Powering the electric forklift switch
Mikael Andersson, Product Manager and Henrik Johansson, Sales Support Manager for Kalmar forklift trucks outline the key considerations when moving to electric forklift operations.
Increasingly strict legislation, investor demands, and local requirements are among the main factors driving the transition to more eco-efficient cargo handling.
Since the end of last year, every piece of equipment in the Kalmar range has been available in an electrically powered version - including an electric heavy forklift suitable for use in a range of environments from ports to factories.
More than one-third of Kalmar forklifts in Europe are now electrically powered and there are in excess of 5500 electric forklifts operating in 75 countries across the world. These are primarily light vehicles with lifting capacity ranging from 5-9 tons powered by lead-acid and lithium-ion batteries, but there is also increasing interest in lithium-ion powered electric heavy forklifts with lifting capacity of up to 33 tons.
“These machines are suitable for a wide range of applications and operating conditions,” explains Mikael Andersson during a recent webinar on opportunities for electric forklift trucks. “Performance and productivity is comparable to diesel powered machines.”
In terms of specific industry segments, forestry and timber companies are leading the switch to electric machines for handling sawmill products and waste.
The smaller trucks are designed for both indoor and outdoor operations, while the medium and large machines are mainly used outdoors.
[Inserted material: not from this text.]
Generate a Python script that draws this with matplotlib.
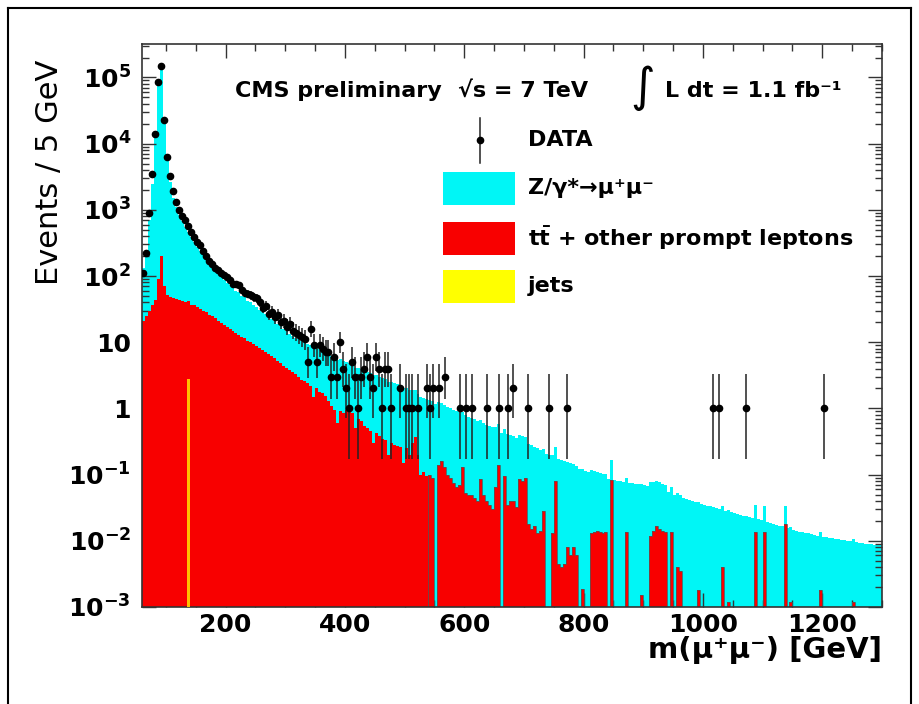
import numpy as np
import matplotlib
matplotlib.use("Agg")
import matplotlib.pyplot as plt
from matplotlib.patches import Rectangle
from matplotlib.lines import Line2D
from matplotlib.ticker import FixedLocator, LogLocator, MultipleLocator, NullFormatter

# 5 GeV bins, 60 - 1300 GeV
bin_lo = 60
bin_hi = 1300
bin_w = 5

# Z/gamma* -> mumu, one row = 10 bins (50 GeV)
dy = [
    110, 225, 670, 2460, 11950, 74900, 139800, 21930, 5450, 2550,          # 60
    1450, 1060, 800, 640, 515, 425, 350, 296, 244, 210,                    # 110
    176, 148, 130, 110, 98, 85, 77, 68, 62, 57,                            # 160
    51, 46, 43.5, 38.5, 36, 32, 30.5, 27, 25.5, 23,                        # 210
    21.5, 19.5, 18.6, 16.7, 15.5, 13.8, 12.9, 11.4, 10.5, 9.4,             # 260
    8.8, 8.2, 8.1, 7.7, 7.5, 7.0, 6.9, 7.1, 6.4, 6.0,                      # 310
    5.8, 5.5, 5.3, 5.1, 4.95, 4.8, 4.6, 4.4, 4.1, 3.9,                     # 360
    3.7, 3.55, 3.4, 3.3, 3.2, 3.1, 3.0, 2.9, 2.8, 2.65,                    # 410
    2.55, 2.45, 2.35, 2.25, 2.15, 2.05, 1.95, 1.88, 1.78, 1.7,             # 460
    1.6, 1.52, 1.46, 1.4, 1.35, 1.3, 1.25, 1.2, 1.15, 1.1,                 # 510
    1.05, 1.0, 0.96, 0.92, 0.88, 0.84, 0.8, 0.76, 0.73, 0.7,               # 560
    0.67, 0.64, 0.61, 0.58, 0.555, 0.53, 0.51, 0.49, 0.465, 0.44,          # 610
    0.42, 0.40, 0.38, 0.36, 0.345, 0.33, 0.315, 0.30, 0.285, 0.27,         # 660
    0.262, 0.245, 0.238, 0.225, 0.218, 0.205, 0.197, 0.186, 0.18, 0.17,    # 710
    0.162, 0.156, 0.148, 0.142, 0.135, 0.13, 0.123, 0.119, 0.113, 0.108,   # 760
    0.103, 0.1, 0.096, 0.094, 0.09, 0.089, 0.086, 0.084, 0.082, 0.08,      # 810
    0.079, 0.078, 0.076, 0.075, 0.074, 0.073, 0.072, 0.07, 0.069, 0.067,   # 860
    0.066, 0.064, 0.062, 0.061, 0.058, 0.056, 0.055, 0.052, 0.05, 0.048,   # 910
    0.046, 0.045, 0.043, 0.041, 0.04, 0.039, 0.037, 0.036, 0.035, 0.034,   # 960
    0.033, 0.032, 0.031, 0.030, 0.0292, 0.0284, 0.0276, 0.0268, 0.026, 0.0252,  # 1010
    0.0245, 0.024, 0.0235, 0.023, 0.0224, 0.0218, 0.0212, 0.0206, 0.02, 0.0194,  # 1060
    0.0185, 0.018, 0.0175, 0.017, 0.0165, 0.016, 0.0155, 0.015, 0.0146, 0.0142,  # 1110
    0.0138, 0.0135, 0.0132, 0.0129, 0.0126, 0.0123, 0.012, 0.0118, 0.0116, 0.0114,  # 1160
    0.0112, 0.011, 0.0108, 0.0106, 0.0104, 0.0102, 0.01, 0.0098, 0.0096, 0.0095,  # 1210
    0.0093, 0.0092, 0.009, 0.0089, 0.0088, 0.0087, 0.0086, 0.0085,              # 1260
]

# ttbar + other prompt leptons
ttbar = [
    21, 25, 30, 36, 44, 90, 200, 70, 52, 49,                               # 60
    47, 45, 44, 42, 40, 39, 37, 36, 34, 32,                                # 110
    30, 28.5, 26, 24.5, 23, 21, 19.5, 18, 17, 16,                          # 160
    15, 14, 13, 12, 11.5, 10.5, 10, 9.3, 8.7, 8.2,                         # 210
    7.6, 7.1, 6.6, 6.1, 5.7, 5.2, 4.8, 4.4, 4.1, 3.8,                      # 260
    3.6, 3.3, 3.0, 2.7, 2.6, 2.4, 2.2, 1.5, 2.0, 1.8,                      # 310
    1.7, 1.55, 1.3, 1.1, 0.95, 0.6, 0.9, 0.85, 0.95, 0.9,                  # 360
    0.85, 0.5, 0.7, 0.65, 0.55, 0.5, 0.45, 0.3, 0.42, 0.38,                # 410
    0.35, 0.33, 0.2, 0.3, 0.28, 0.27, 0.26, 0.15, 0.25, 0.2,               # 460
    0.3, 0.37, 0.2, 0.1, 0.11, 0.095, 0.1, 0.09, 0, 0.14,                  # 510
    0.16, 0.13, 0.1, 0.09, 0.075, 0.065, 0.07, 0.13, 0.052, 0.05,          # 560
    0.05, 0.045, 0.04, 0.085, 0.05, 0.04, 0.035, 0.03, 0.065, 0.14,        # 610
    0, 0.095, 0.035, 0.04, 0.04, 0.032, 0.085, 0.08, 0.09, 0.018,          # 660
    0.015, 0.017, 0.013, 0.014, 0.028, 0, 0, 0.013, 0.08, 0.0045,          # 710
    0.004, 0.0045, 0.008, 0.006, 0.008, 0.006, 0, 0.0019, 0, 0,            # 760
    0.013, 0.0135, 0.014, 0.0135, 0.013, 0.0135, 0, 0.082, 0, 0,           # 810
    0, 0, 0.0135, 0, 0, 0, 0, 0.0015, 0, 0,                                # 860
    0.012, 0.014, 0.017, 0.015, 0.014, 0.0135, 0, 0.0135, 0, 0.004,        # 910
    0.0035, 0, 0, 0, 0, 0, 0.0018, 0, 0, 0,                                # 960
    0, 0, 0, 0, 0.004, 0, 0.0012, 0, 0, 0,                                 # 1010
    0, 0, 0, 0, 0, 0.0135, 0, 0, 0.0135, 0,                                # 1060
    0, 0, 0, 0, 0, 0.018, 0, 0.0012, 0, 0,                                 # 1110
    0, 0, 0, 0, 0, 0, 0, 0.0018, 0, 0,                                     # 1160
    0, 0, 0, 0, 0, 0, 0, 0, 0.0012, 0,                                     # 1210
    0, 0, 0, 0, 0, 0, 0, 0,                                                # 1260
]

# jets (only one visible bin)
jets_mass = [135]
jets_val = [2.8]

# data counts, bins 60 .. 475
data_lo = [
    110, 220, 900, 3500, 14000, 84000, 150000, 23000, 6200, 3200,
    1900, 1300, 1000, 800, 690, 560, 470, 390, 330, 290,
    240, 200, 171, 150, 134, 122, 113, 102, 95, 86,
    77, 75, 72, 62, 56, 54, 51, 48, 46, 40,
    33, 35, 27, 29, 24, 26, 20, 21, 17, 19,
    15, 14, 13, 12, 11, 5, 16, 9, 5, 9,
    8, 7, 7, 3, 6, 3, 10, 4, 2, 1,
    5, 3, 1, 3, 4, 6, 3, 2, 6, 4,
    1, 4, 4, 1,
]
# sparse data above 480 GeV (bin low edge, count)
data_hi_mass = [490, 500, 505, 510, 520, 535, 540, 545, 555, 565, 590, 600, 610,
                635, 655, 670, 680, 705, 740, 770, 1015, 1025, 1070, 1200]
data_hi_count = [2, 1, 1, 1, 1, 2, 1, 2, 2, 3, 1, 1, 1,
                 1, 1, 1, 2, 1, 1, 1, 1, 1, 1, 1]

edges = np.arange(bin_lo, bin_hi + bin_w, bin_w)
centers = edges[:-1] + bin_w / 2
nb = len(edges) - 1
assert len(dy) == nb and len(ttbar) == nb

jets = np.zeros(nb)
for m, v in zip(jets_mass, jets_val):
    jets[(m - bin_lo) // bin_w] = v
data = np.zeros(nb)
data[:len(data_lo)] = data_lo
for m, c in zip(data_hi_mass, data_hi_count):
    data[(m - bin_lo) // bin_w] = c

red_top = np.array(ttbar) + jets
cyan_top = np.array(dy) + red_top

# poisson (garwood-like) intervals
has = data > 0
n = data[has]
lo = n * (1 - 1 / (9 * n) - 1 / (3 * np.sqrt(n))) ** 3
hi = (n + 1) * (1 - 1 / (9 * (n + 1)) + 1 / (3 * np.sqrt(n + 1))) ** 3

W, H = 920, 704


def fx(px):
    return px / W


def fy(py):
    return 1 - py / H


fig = plt.figure(figsize=(9.2, 7.04), dpi=100)
ax = fig.add_axes([fx(142), fy(607), 740 / W, 563 / H])
ax.set_yscale("log")

floor = 1e-6
ax.stairs(np.clip(cyan_top, floor, None), edges, fill=True, color="#00f6f6",
          baseline=floor, lw=0, zorder=1)
ax.stairs(np.clip(red_top, floor, None), edges, fill=True, color="#f80000",
          baseline=floor, lw=0, zorder=2)
# thin grey outline where the red histogram breaks up into spikes
k = (540 - bin_lo) // bin_w
ax.stairs(np.clip(red_top[k:], floor, None), edges[k:], color="#555555",
          baseline=floor, lw=0.7, alpha=0.8, zorder=2.5)
ax.stairs(np.clip(jets, floor, None), edges, fill=True, color="#ffbf00",
          baseline=floor, lw=0, zorder=3)
ax.errorbar(centers[has], n, yerr=[n - lo, hi - n], fmt="o", ms=4.5, color="black",
            ecolor="#222222", elinewidth=1.1, capsize=0, zorder=4)

ax.set_xlim(bin_lo, bin_hi)
ax.set_ylim(1e-3, 3.2e5)

ax.xaxis.set_major_locator(FixedLocator([200, 400, 600, 800, 1000, 1200]))
ax.xaxis.set_minor_locator(MultipleLocator(50))
ax.set_xticklabels(["200", "400", "600", "800", "1000", "1200"], fontsize=18, fontweight="bold")

yt = [1e-3, 1e-2, 1e-1, 1, 10, 1e2, 1e3, 1e4, 1e5]
ylab = [r"$\mathbf{10^{-3}}$", r"$\mathbf{10^{-2}}$", r"$\mathbf{10^{-1}}$", "1", "10",
        r"$\mathbf{10^{2}}$", r"$\mathbf{10^{3}}$", r"$\mathbf{10^{4}}$", r"$\mathbf{10^{5}}$"]
ax.yaxis.set_major_locator(FixedLocator(yt))
ax.yaxis.set_minor_locator(LogLocator(base=10, subs=np.arange(2, 10), numticks=100))
ax.yaxis.set_minor_formatter(NullFormatter())
ax.set_yticklabels(ylab, fontsize=18, fontweight="bold")

ax.tick_params(which="both", direction="in", top=True, right=True, width=1, color="#333333")
ax.tick_params(which="major", length=10)
ax.tick_params(which="minor", length=5)
ax.tick_params(axis="x", pad=4)
ax.tick_params(axis="y", pad=8)
for s in ax.spines.values():
    s.set_linewidth(1.2)
    s.set_color("#333333")

# axis titles
fig.text(fx(882), fy(650), "m(μ⁺μ⁻) [GeV]", ha="right", va="center",
         fontsize=21, fontweight="bold")
fig.text(fx(50), fy(60), "Events / 5 GeV", rotation=90, ha="center", va="top", fontsize=22)

# header
fig.text(fx(235), fy(97), "CMS preliminary", fontsize=16, fontweight="bold", va="baseline")
fig.text(fx(458), fy(97), "√s = 7 TeV", fontsize=16, fontweight="bold", va="baseline")
fig.text(fx(643), fy(88), "∫", fontsize=34, ha="center", va="center")
fig.text(fx(665), fy(97), "L dt = 1.1 fb⁻¹", fontsize=16, fontweight="bold", va="baseline")

# legend
fig.add_artist(Line2D([fx(480), fx(480)], [fy(118), fy(163)], transform=fig.transFigure,
                      color="#222222", lw=1.1))
fig.add_artist(Line2D([fx(480)], [fy(140)], transform=fig.transFigure, marker="o",
                      ms=4.5, color="black"))
fig.text(fx(528), fy(140), "DATA", fontsize=16, fontweight="bold", va="center")

boxes = [(172, "#00f6f6", "Z/γ*→μ⁺μ⁻"),
         (222, "#f80000", r"t$\mathbf{\bar{t}}$ + other prompt leptons"),
         (270, "#ffff00", "jets")]
for top, col, label in boxes:
    fig.add_artist(Rectangle((fx(443), fy(top + 33)), 72 / W, 33 / H,
                             transform=fig.transFigure, color=col, lw=0))
    fig.text(fx(528), fy(top + 16), label, fontsize=16, fontweight="bold", va="center")

# outer frame
for xs, ys in [([8, 8], [8, 704]), ([8, 911], [8, 8]), ([911, 911], [8, 704])]:
    fig.add_artist(Line2D([fx(x) for x in xs], [fy(y) for y in ys],
                          transform=fig.transFigure, color="black", lw=1.5))

fig.savefig("out.png", dpi=100)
Electric machines are especially well suited for paper handling since they don’t produce any harmful emissions and support a clean working environment.
“In the metal handling sector there is an increasing focus on operations that do not use fossil fuels and our machines improve the sustainability of the supply chain,” says Andersson.
For customers involved in concrete production, Henrik Johansson observes that the machines can be supplied with either pneumatic or super-elastic tyres to ensure delicate products such as tiles are not damaged when being moved across uneven surfaces.
But while customers appreciate the importance of working towards a zero-emission future, they also need to understand what the switch to electric vehicles means in terms of infrastructure requirements including charging facilities, shift patterns, and total cost of ownership.
Kalmar’s infrastructure solution envisages sustainable electricity being generated and supplied to the site where the machines are used. In addition to power outlets, customers also need to consider the need to store energy.
Charging facilities can be provided indoors for smaller forklifts, but for the larger machines outdoor charging points will be required. These facilities can be used to charge other types of equipment including terminal tractors and reachstackers.
“We work with each client to find the most cost effective solution for their operation, taking into account running hours, shift patterns, and local conditions,” says Johansson.
When considering operating costs, it is important to note that the electric machines do not have many of the components of a diesel powered vehicle that need to be serviced/replaced regularly.
“For instance, they don’t require oil filter changes, catalysers or diesel particle filters,” says Andersson.
In terms of emissions, the diesel combustion process emits 2.64kg of CO2 for every litre of fuel consumed, which equates to approximately 40 tons of CO2 emissions per year for the average forklift truck.
“To produce the same output as a litre of diesel, an electric machine requires approximately 3kWh of electricity,” explains Andersson. “So over the course of a year our average machine will consume approximately 45,000kWH of electricity, but will produce zero emissions.”
Johansson acknowledges that the purchase price of an electric forklift truck is higher than its diesel equivalent, but adds that lower fuel and maintenance costs produce a significantly lower total cost of ownership.
Operators also express a preference for driving electric machines, noting that they are quieter and produce fewer vibrations and that the absence of exhaust fumes produces a healthier working environment.
“Customers who wish to test drive the machines can do so at our Innovation Centre in Ljungby, Sweden,” adds Johansson. “There are also electric machines available through our global network of sales partners and dealers.”